The Austin, Texas, school district closed the book on an almost 3-year-old testing scandal last week, pleading no contest to a criminal conviction and agreeing to pay a $5,000 fine.
The conviction stems from the actions of no more than two district administrators, who the county attorney alleges manipulated data from state tests to make it appear that several elementary schools in the 78,000-student district had done better than they actually had. Scores from the Texas Assessment of Academic Skills, or TAAS, are used to determine district and school ratings.
Travis County Attorney Ken Oden took the apparently unusual step of charging the Austin city schools, as well as the two employees, with the crime of tampering with government documents. (“Austin District Charged With Test Tampering,” April 14, 1999.)
The district fought the charges in court, arguing that only the administrators should have been criminally charged. But in November, the Texas Court of Criminal Appeals turned aside the district’s appeal, giving it no further legal recourse.
The case was largely resolved in 1999, when the capital-city district agreed to plead guilty to one of 16 charges—one for each test that was allegedly manipulated—if it lost on the issue of whether it could be criminally charged. In that event, the district also agreed to improve its efforts to prevent dropouts.
Anticlimactic End
Dropout data became an issue when an independent consulting firm investigating the test-tampering also found problems with the district’s dropout-reporting system specifically and its computer systems more generally. The dropout and computer problems were not said to involve wrongdoing, however.
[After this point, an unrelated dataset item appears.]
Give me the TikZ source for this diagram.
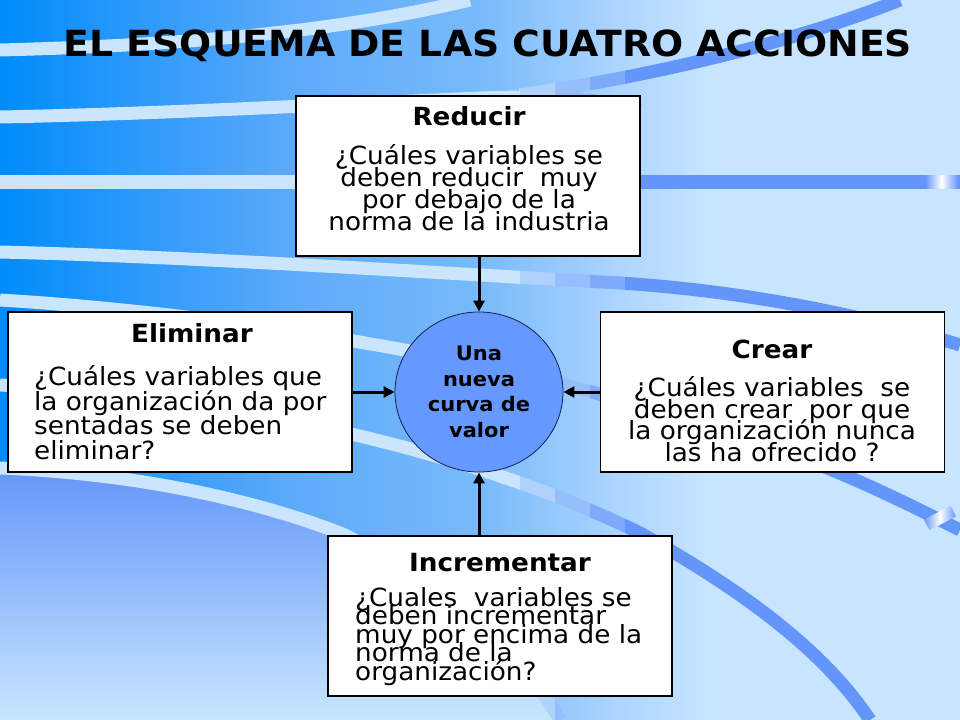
\documentclass[tikz,border=0pt]{standalone}
\usepackage{fontspec}
\setmainfont[FakeStretch=1.05]{DejaVu Sans}
\usetikzlibrary{arrows.meta,shapes.geometric}
\definecolor{bglight}{RGB}{200,230,255}
\definecolor{bandlight}{RGB}{202,229,252}
\definecolor{bandmid}{RGB}{100,150,250}
\definecolor{bandmixa}{RGB}{175,210,252}
\definecolor{bandmixb}{RGB}{150,190,252}
\definecolor{bandmixc}{RGB}{125,170,251}
\definecolor{lowtop}{RGB}{100,150,250}
\definecolor{circfill}{RGB}{102,153,255}
\definecolor{circline}{RGB}{20,30,80}
\pgfdeclarehorizontalshading{bgshade}{100bp}{rgb(0bp)=(0,0.55,0.98); rgb(25bp)=(0,0.55,0.98); rgb(33.3bp)=(0.2,0.61,0.98); rgb(40.6bp)=(0.37,0.67,0.98); rgb(50bp)=(0.47,0.73,0.98); rgb(57bp)=(0.67,0.83,1); rgb(62bp)=(0.78,0.9,1); rgb(100bp)=(0.78,0.9,1)}
\newcommand{\drawbands}[1]{%
  \draw[band,#1] (0,50) .. controls (150,46) and (320,36) .. (470,0);
  \draw[band,#1] (0,117) .. controls (150,114) and (300,106) .. (480,98) .. controls (560,95) and (600,100) .. (640,110);
  \draw[band,#1] (0,182) -- (960,182);
  \draw[band,#1] (0,252) .. controls (200,257) and (420,272) .. (620,283) .. controls (760,292) and (880,320) .. (960,345);
  \draw[band,#1] (0,300) .. controls (200,312) and (450,350) .. (620,400) .. controls (700,425) and (800,440) .. (900,450);
  \draw[band,#1] (0,385) .. controls (200,395) and (450,440) .. (640,533) .. controls (760,600) and (830,660) .. (870,720);
  \draw[band,#1] (0,468) .. controls (150,474) and (270,505) .. (345,535) .. controls (450,590) and (520,650) .. (560,720);
  \draw[band,#1] (520,95) .. controls (660,75) and (800,40) .. (900,0);
  \draw[band,#1] (780,450) .. controls (850,475) and (900,500) .. (960,530);
}
\begin{document}
\begin{tikzpicture}[x=1bp,y=-1bp,
  band/.style={line width=13bp},
  box/.style={draw=black,fill=white,line width=1.2bp,minimum width=344bp,minimum height=160bp,inner sep=0},
  valorbox/.style={ellipse,draw=circline,fill=circfill,line width=0.8bp,minimum width=168bp,minimum height=160bp,inner sep=0,align=center,
    font={\lineskiplimit=-50bp\bfseries\fontsize{20bp}{25.5bp}\selectfont}},
  arr/.style={line width=3bp,-{Triangle[length=11bp,width=11bp]}},
  txt/.style={inner sep=0,font=\fontsize{25bp}{22bp}\selectfont},
  head/.style={inner sep=0,font=\bfseries\fontsize{25bp}{22bp}\selectfont}]
\useasboundingbox (0,0) rectangle (960,720);
% background
\shade[shading=bgshade] (0,0) rectangle (960,720);
\shade[top color=lowtop,bottom color=bglight] (0,468) .. controls (150,474) and (270,505) .. (345,535) .. controls (450,590) and (520,650) .. (560,720) -- (0,720) -- cycle;
\begin{scope}
  \clip (0,0) rectangle (520,720);
  \drawbands{bandlight}
\end{scope}
\begin{scope}
  \clip (520,0) rectangle (555,720);
  \drawbands{bandmixa}
\end{scope}
\begin{scope}
  \clip (555,0) rectangle (590,720);
  \drawbands{bandmixb}
\end{scope}
\begin{scope}
  \clip (590,0) rectangle (625,720);
  \drawbands{bandmixc}
\end{scope}
\begin{scope}
  \clip (625,0) rectangle (960,720);
  \drawbands{bandmid}
\end{scope}
\shade[left color=bandmid,right color=bandmid,middle color=white] (925,175.5) rectangle (958,188.5);
\shade[left color=bandmid,right color=bandmid,middle color=white,shading angle=90,rotate around={27:(940,518)}] (925,512) rectangle (955,524);
% title
\node[inner sep=0,anchor=base,font=\bfseries\fontsize{36bp}{40bp}\selectfont] (title) at (488,57) {EL ESQUEMA DE LAS CUATRO ACCIONES};
% boxes
\node[box] (reducir) at (468,176) {};
\node[box] (elim) at (180,392) {};
\node[box] (crear) at (772.5,392) {};
\node[box] (incr) at (500,616) {};
\node[valorbox] (valor) at (479,392) {Una\\nueva\\curva de\\valor};
% arrows
\draw[arr] (valor.north |- reducir.south) -- (valor.north);
\draw[arr] (elim.east |- valor.west) -- (valor.west);
\draw[arr] (crear.west |- valor.east) -- (valor.east);
\draw[arr] (valor.south |- incr.north) -- (valor.south);
% Reducir
\node[head,anchor=base] (r0) at (469,126) {Reducir};
\node[txt,anchor=base] (r1) at (469,165) {¿Cuáles variables se};
\node[txt,anchor=base] (r2) at (469,187) {deben reducir\ \ muy};
\node[txt,anchor=base] (r3) at (469,208) {por debajo de la};
\node[txt,anchor=base] (r4) at (469,230) {norma de la industria};
% Eliminar
\node[head,anchor=base] (e0) at (192,342) {Eliminar};
\node[txt,anchor=base west] (e1) at (34,385) {¿Cuáles variables que};
\node[txt,anchor=base west] (e2) at (34,410) {la organización da por};
\node[txt,anchor=base west] (e3) at (34,434) {sentadas se deben};
\node[txt,anchor=base west] (e4) at (34,459) {eliminar?};
% Crear
\node[head,anchor=base] (c0) at (772,358) {Crear};
\node[txt,anchor=base] (c1) at (772,396) {¿Cuáles variables\ \ se};
\node[txt,anchor=base] (c2) at (772,418) {deben crear\ \ por que};
\node[txt,anchor=base] (c3) at (772,439) {la organización nunca};
\node[txt,anchor=base] (c4) at (772,461) {las ha ofrecido ?};
% Incrementar
\node[head,anchor=base] (i0) at (500,571) {Incrementar};
\node[txt,anchor=base west] (i1) at (355,606) {¿Cuales\ \ variables se};
\node[txt,anchor=base west] (i2) at (355,624) {deben incrementar};
\node[txt,anchor=base west] (i3) at (355,643) {muy por encima de la};
\node[txt,anchor=base west] (i4) at (355,661) {norma de la};
\node[txt,anchor=base west] (i5) at (355,680) {organización?};
\end{tikzpicture}
\end{document}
Last year, the first year of the new dropout-prevention efforts, the district’s dropout rate declined by 35 percent, according to district officials.
Christopher Gunter, the lawyer for the district, said the last chapter in the district’s case was somewhat anticlimactic. Since the agreement, if not before, “the school district has looked forward, and ... steps were taken to ensure that nothing like this would ever happen again,” he said.
Mr. Oden, the Travis County prosecutor, could not be reached for comment.
Separate criminal cases for a former deputy superintendent and a former central-office employee, both charged with government-records tampering in the case, are pending. The former deputy superintendent has denied wrongdoing, while the lower-level employee has pleaded no contest.